## AIM
Each line from the line with "Output the Python" to the line with "return lower[:-1] + upper[:-1]", inclusive, is to be repeated exactly; no other line and no picture belongs in the copy.

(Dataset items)

━━━━━━━━━━

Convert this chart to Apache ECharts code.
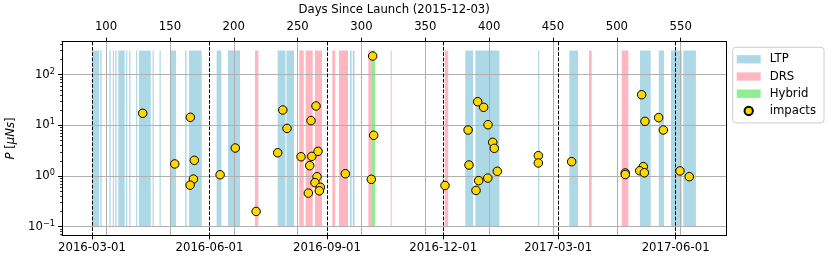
<!DOCTYPE html>
<html>
<head>
<meta charset="utf-8">
<script src="https://cdn.jsdelivr.net/npm/echarts@6/dist/echarts.min.js"></script>
<style>html,body{margin:0;padding:0;background:#fff}#c{width:830px;height:265px}</style>
</head>
<body>
<div id="c"></div>
<script>
// ---- data (days since launch 2015-12-03) ----
const launchDate = '2015-12-03';
const dateTickLabels = ['2016-03-01','2016-06-01','2016-09-01','2016-12-01','2017-03-01','2017-06-01'];
const dayTicks = [100,150,200,250,300,350,400,450,500,550];
const yMajorTicks = [0.1,1,10,100];
const yMinorTicks = [0.07,0.08,0.09,0.2,0.3,0.4,0.5,0.6,0.7,0.8,0.9,2,3,4,5,6,7,8,9,20,30,40,50,60,70,80,90,200,300,400];

const ltpBands = [[89.3,94.7],[95.5,96.6],[102.6,103.6],[105.3,106.2],[107.2,108.2],[109.6,114.6],[115.7,116.6],[118.1,119.1],[123.5,124.4],[125.8,135.0],[136.4,137.3],[141.9,142.8],[150.1,154.8],[161.9,163.0],[165.0,174.9],[186.6,190.3],[195.5,204.9],[234.4,240.5],[241.3,247.2],[291.0,292.3],[293.2,294.6],[381.3,387.5],[389.2,408.0],[438.3,439.3],[462.8,469.6],[518.1,526.5],[532.8,536.9],[542.4,550.8],[552.0,561.9]];
const drsBands = [[216.6,219.3],[251.3,254.8],[256.3,261.8],[263.6,269.1],[277.2,279.5],[282.4,289.5],[305.4,307.6],[322.9,323.7],[365.2,367.9],[478.2,480.3],[503.8,509.0]];
const hybridBands = [[307.6,310.6]];

const impactDays = [128.7,153.8,166.0,169.1,168.4,165.8,189.3,201.2,217.5,234.4,238.4,241.7,264.4,260.5,252.7,261.1,266.0,259.5,265.2,263.6,267.8,267.0,258.4,287.4,308.8,309.6,307.7,365.4,391.0,395.7,399.1,383.5,402.8,404.0,384.2,406.4,391.8,398.9,389.7,438.5,438.5,464.6,506.6,506.6,519.4,522.0,532.7,536.4,520.7,517.9,521.5,549.4,556.7];
const impactValues = [17.3,1.73,14.4,2.04,0.87,0.66,1.06,3.57,0.20,2.88,20.1,8.7,24.1,12.4,2.40,2.44,3.07,1.60,0.97,0.74,0.60,0.51,0.46,1.11,233,6.36,0.86,0.65,29.3,22.7,10.3,8.09,4.62,3.52,1.65,1.24,0.81,0.91,0.52,2.52,1.81,1.92,1.15,1.07,40.2,12.0,14.2,8.09,1.53,1.27,1.16,1.26,0.97];

// ---- layout / ranges ----
const xMin = 65.5, xMax = 585.7;
const yMin = 0.0676, yMax = 447.7;
const bandTop = 300, bandBottom = 0.1;
const FONT = 'DejaVu Sans';
const FS = 11.7;

const launchMs = Date.parse(launchDate + 'T00:00:00Z');
const dayOf = s => (Date.parse(s + 'T00:00:00Z') - launchMs) / 86400000;
const dateTickDays = dateTickLabels.map(dayOf);

function bandRender(params, api) {
  const a = api.coord([api.value(0), bandTop]);
  const b = api.coord([api.value(1), bandBottom]);
  return {type: 'rect', shape: {x: a[0], y: a[1], width: b[0] - a[0], height: b[1] - a[1]},
          style: {fill: api.visual('color')}};
}
function bandSeries(name, data, color) {
  return {type: 'custom', name: name, data: data, renderItem: bandRender, z: 1,
          encode: {x: [0, 1]}, itemStyle: {color: color}, clip: true, silent: true};
}
const gray = {color: '#b0b0b0', width: 1};
const txt = {fontFamily: FONT, fontSize: FS, color: '#000'};

const chart = echarts.init(document.getElementById('c'), null, {renderer: 'canvas'});
chart.setOption({
  animation: false,
  textStyle: {fontFamily: FONT},
  grid: {left: 62, right: 103.7, top: 41.7, bottom: 29.7, containLabel: false, outerBoundsMode: 'none'},
  legend: {
    orient: 'vertical', left: 732.7, top: 47.3,
    padding: [6, 8, 6, 4], itemWidth: 24, itemHeight: 8.3, itemGap: 5.2,
    backgroundColor: 'rgba(255,255,255,0.8)', borderColor: '#cccccc', borderWidth: 1, borderRadius: 3,
    textStyle: Object.assign({padding: [0, 0, 0, 4]}, txt),
    data: [{name: 'LTP', icon: 'rect'}, {name: 'DRS', icon: 'rect'}, {name: 'Hybrid', icon: 'rect'}, {name: 'impacts', icon: 'circle'}]
  },
  xAxis: [
    {type: 'value', position: 'bottom', min: xMin, max: xMax, z: 3,
     axisLine: {show: true, onZero: false, lineStyle: {color: '#000', width: 1}},
     axisTick: {show: true, length: 4, customValues: dateTickDays, lineStyle: {color: '#000', width: 1}},
     axisLabel: Object.assign({customValues: dateTickDays, margin: 7,
       formatter: v => { const i = dateTickDays.findIndex(d => Math.abs(d - v) < 0.01); return i >= 0 ? dateTickLabels[i] : ''; }}, txt),
     splitLine: {show: true, lineStyle: {color: '#000', width: 1, type: [3.7, 1.6]}}},
    {type: 'value', position: 'top', min: xMin, max: xMax, z: 3,
     name: 'Days Since Launch (2015-12-03)', nameLocation: 'middle', nameGap: 22, nameTextStyle: txt,
     axisLine: {show: true, onZero: false, lineStyle: {color: '#000', width: 1}},
     axisTick: {show: true, length: 4, customValues: dayTicks, lineStyle: {color: '#000', width: 1}},
     axisLabel: Object.assign({customValues: dayTicks, margin: 8.5, formatter: v => String(Math.round(v))}, txt),
     splitLine: {show: true, lineStyle: gray}}
  ],
  yAxis: [
    {type: 'log', logBase: 10, position: 'left', min: yMin, max: yMax, z: 3,
     name: '{i|P} [{i|μNs}]', nameLocation: 'middle', nameGap: 39, nameRotate: 90,
     nameTextStyle: Object.assign({rich: {i: {fontStyle: 'italic', fontFamily: FONT, fontSize: FS}}}, txt),
     axisLine: {show: true, onZero: false, lineStyle: {color: '#000', width: 1}},
     axisTick: {show: true, length: 4, customValues: yMajorTicks, lineStyle: {color: '#000', width: 1}},
     axisLabel: {customValues: yMajorTicks, margin: 7,
       formatter: v => { const e = Math.round(Math.log10(v)); return '{b|10}{s|' + (e < 0 ? '\u2212' + (-e) : e) + '}'; },
       rich: {b: {fontFamily: FONT, fontSize: FS, color: '#000', lineHeight: 14, verticalAlign: 'middle'},
              s: {fontFamily: FONT, fontSize: 8.2, color: '#000', lineHeight: 14, verticalAlign: 'top'}}},
     splitLine: {show: true, lineStyle: gray}},
    {type: 'log', logBase: 10, position: 'right', min: yMin, max: yMax, z: 3,
     axisLine: {show: true, onZero: false, lineStyle: {color: '#000', width: 1}},
     axisTick: {show: false}, axisLabel: {show: false}, splitLine: {show: false}},
    {type: 'log', logBase: 10, position: 'left', min: yMin, max: yMax, z: 3,
     axisLine: {show: false},
     axisTick: {show: true, length: 2, customValues: yMinorTicks, lineStyle: {color: '#000', width: 0.8}},
     axisLabel: {show: false}, splitLine: {show: false}}
  ],
  series: [
    bandSeries('LTP', ltpBands, '#ADD8E6'),
    bandSeries('DRS', drsBands, '#FFB6C1'),
    bandSeries('Hybrid', hybridBands, '#90EE90'),
    {type: 'scatter', name: 'impacts', z: 5, symbol: 'circle', symbolSize: 8.5,
     data: impactDays.map((d, i) => [d, impactValues[i]]),
     itemStyle: {color: '#FFD700', borderColor: '#000', borderWidth: 1, opacity: 1}}
  ]
});
</script>
</body>
</html>
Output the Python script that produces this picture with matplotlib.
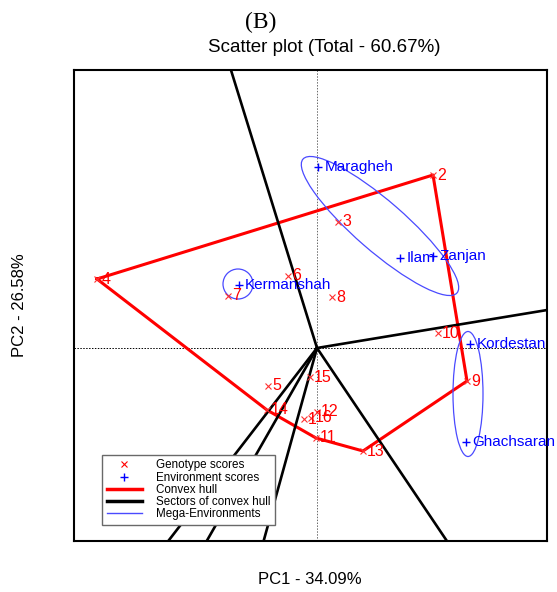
import numpy as np
import matplotlib.pyplot as plt
from matplotlib.patches import Ellipse
from matplotlib.lines import Line2D

plt.rcParams['font.family'] = ['Liberation Sans', 'DejaVu Sans']

# genotype scores (PC1, PC2)
genotypes = ['1', '2', '3', '4', '5', '6', '7', '8', '9', '10',
             '11', '12', '13', '14', '15', '16']
gen_pc1 = [-0.13, 1.16, 0.21, -2.20, -0.49, -0.29, -0.89, 0.15, 1.50, 1.21,
           -0.01, 0.00, 0.46, -0.50, -0.07, -0.06]
gen_pc2 = [-0.71, 1.73, 1.26, 0.69, -0.38, 0.72, 0.52, 0.51, -0.33, 0.15,
           -0.90, -0.64, -1.03, -0.62, -0.29, -0.70]

# environment scores
environments = ['Maragheh', 'Ilam', 'Zanjan', 'Kermanshah', 'Kordestan', 'Ghachsaran']
env_pc1 = [0.01, 0.83, 1.16, -0.78, 1.53, 1.49]
env_pc2 = [1.81, 0.90, 0.92, 0.63, 0.04, -0.94]

# mega-environment ellipses
me_pc1 = [0.63, -0.79, 1.51]
me_pc2 = [1.22, 0.64, -0.46]
me_width = [2.04, 0.30, 0.30]
me_height = [0.50, 0.30, 1.25]
me_angle = [-41, 0, 0]


def convex_hull(points):
    pts = sorted(set(points))
    def cross(o, a, b):
        return (a[0] - o[0]) * (b[1] - o[1]) - (a[1] - o[1]) * (b[0] - o[0])
    lower = []
    for p in pts:
        while len(lower) >= 2 and cross(lower[-2], lower[-1], p) <= 0:
            lower.pop()
        lower.append(p)
    upper = []
    for p in reversed(pts):
        while len(upper) >= 2 and cross(upper[-2], upper[-1], p) <= 0:
            upper.pop()
        upper.append(p)
    return lower[:-1] + upper[:-1]


fig = plt.figure(figsize=(5.57, 5.92), dpi=100)
ax = fig.add_axes([74 / 557, 1 - 541 / 592, 473 / 557, 471 / 592])
ax.set_xlim(-2.43, 2.30)
ax.set_ylim(-1.93, 2.78)
ax.set_xticks([])
ax.set_yticks([])
for s in ax.spines.values():
    s.set_linewidth(1.5)

ax.axhline(0, color='black', ls=(0, (1.5, 1.5)), lw=0.7, zorder=1)
ax.axvline(0, color='dimgray', ls=(0, (1.5, 1.5)), lw=0.7, zorder=1)

# convex hull and sectors
hull = convex_hull(list(zip(gen_pc1, gen_pc2)))
hx = [p[0] for p in hull] + [hull[0][0]]
hy = [p[1] for p in hull] + [hull[0][1]]
ax.plot(hx, hy, color='red', lw=2.2, zorder=3)

for i in range(len(hull)):
    a = np.array(hull[i])
    b = np.array(hull[(i + 1) % len(hull)])
    d = b - a
    t = -np.dot(a, d) / np.dot(d, d)
    foot = a + t * d
    ax.plot([0, foot[0] * 20], [0, foot[1] * 20], color='black', lw=1.9, zorder=4)

# mega-environments
for cx, cy, w, h, ang in zip(me_pc1, me_pc2, me_width, me_height, me_angle):
    ax.add_patch(Ellipse((cx, cy), w, h, angle=ang, fill=False,
                         edgecolor='#4a4aff', lw=0.9, zorder=5))

# genotypes
ax.plot(gen_pc1, gen_pc2, 'x', color='#ff3030', ms=4.5, mew=0.8, zorder=6)
for g, x, y in zip(genotypes, gen_pc1, gen_pc2):
    ax.annotate(g, (x, y), xytext=(3, 0), textcoords='offset points',
                color='red', fontsize=11.5, va='center', ha='left', zorder=7)

# environments
ax.plot(env_pc1, env_pc2, '+', color='blue', ms=6, mew=1.0, zorder=6)
for e, x, y in zip(environments, env_pc1, env_pc2):
    ax.annotate(e, (x, y), xytext=(4.5, 0), textcoords='offset points',
                color='blue', fontsize=11, va='center', ha='left', zorder=7)

handles = [
    Line2D([], [], marker='x', color='red', ls='none', ms=4.5, mew=0.8),
    Line2D([], [], marker='+', color='blue', ls='none', ms=6, mew=1.0),
    Line2D([], [], color='red', lw=2.5),
    Line2D([], [], color='black', lw=2.5),
    Line2D([], [], color='#4a4aff', lw=1.0),
]
labels = ['Genotype scores', 'Environment scores', 'Convex hull',
          'Sectors of convex hull', 'Mega-Environments']
leg = ax.legend(handles, labels, loc='lower left',
                bbox_to_anchor=((102 - 74) / 473, (541 - 525) / 471),
                fontsize=8.4, frameon=True, fancybox=False, framealpha=1,
                edgecolor='dimgray', handlelength=3.0, handletextpad=1.2,
                labelspacing=0.02, borderpad=0.4, borderaxespad=0)
leg.get_frame().set_linewidth(1.0)
leg.set_zorder(10)

fig.text(261 / 557, 1 - 22 / 592, '(B)', family='Liberation Serif', fontsize=17,
         ha='center', va='center')
fig.text(324 / 557, 1 - 48 / 592, 'Scatter plot (Total - 60.67%)', fontsize=13.5,
         ha='center', va='center')
fig.text(310 / 557, 1 - 580 / 592, 'PC1 - 34.09%', fontsize=12,
         ha='center', va='center')
fig.text(20 / 557, 1 - 305 / 592, 'PC2 - 26.58%', fontsize=12,
         ha='center', va='center', rotation=90)

fig.savefig('out.png', dpi=100)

━━━━━━━━━━

## SOLVED EXERCISE
Output the Python script that produces this picture with matplotlib.
import numpy as np
import matplotlib.pyplot as plt
from matplotlib.patches import Ellipse
from matplotlib.lines import Line2D

plt.rcParams['font.family'] = ['Liberation Sans', 'DejaVu Sans']

# genotype scores (PC1, PC2)
genotypes = ['1', '2', '3', '4', '5', '6', '7', '8', '9', '10',
             '11', '12', '13', '14', '15', '16']
gen_pc1 = [-0.13, 1.16, 0.21, -2.20, -0.49, -0.29, -0.89, 0.15, 1.50, 1.21,
           -0.01, 0.00, 0.46, -0.50, -0.07, -0.06]
gen_pc2 = [-0.71, 1.73, 1.26, 0.69, -0.38, 0.72, 0.52, 0.51, -0.33, 0.15,
           -0.90, -0.64, -1.03, -0.62, -0.29, -0.70]

# environment scores
environments = ['Maragheh', 'Ilam', 'Zanjan', 'Kermanshah', 'Kordestan', 'Ghachsaran']
env_pc1 = [0.01, 0.83, 1.16, -0.78, 1.53, 1.49]
env_pc2 = [1.81, 0.90, 0.92, 0.63, 0.04, -0.94]

# mega-environment ellipses
me_pc1 = [0.63, -0.79, 1.51]
me_pc2 = [1.22, 0.64, -0.46]
me_width = [2.04, 0.30, 0.30]
me_height = [0.50, 0.30, 1.25]
me_angle = [-41, 0, 0]


def convex_hull(points):
    pts = sorted(set(points))
    def cross(o, a, b):
        return (a[0] - o[0]) * (b[1] - o[1]) - (a[1] - o[1]) * (b[0] - o[0])
    lower = []
    for p in pts:
        while len(lower) >= 2 and cross(lower[-2], lower[-1], p) <= 0:
            lower.pop()
        lower.append(p)
    upper = []
    for p in reversed(pts):
        while len(upper) >= 2 and cross(upper[-2], upper[-1], p) <= 0:
            upper.pop()
        upper.append(p)
    return lower[:-1] + upper[:-1]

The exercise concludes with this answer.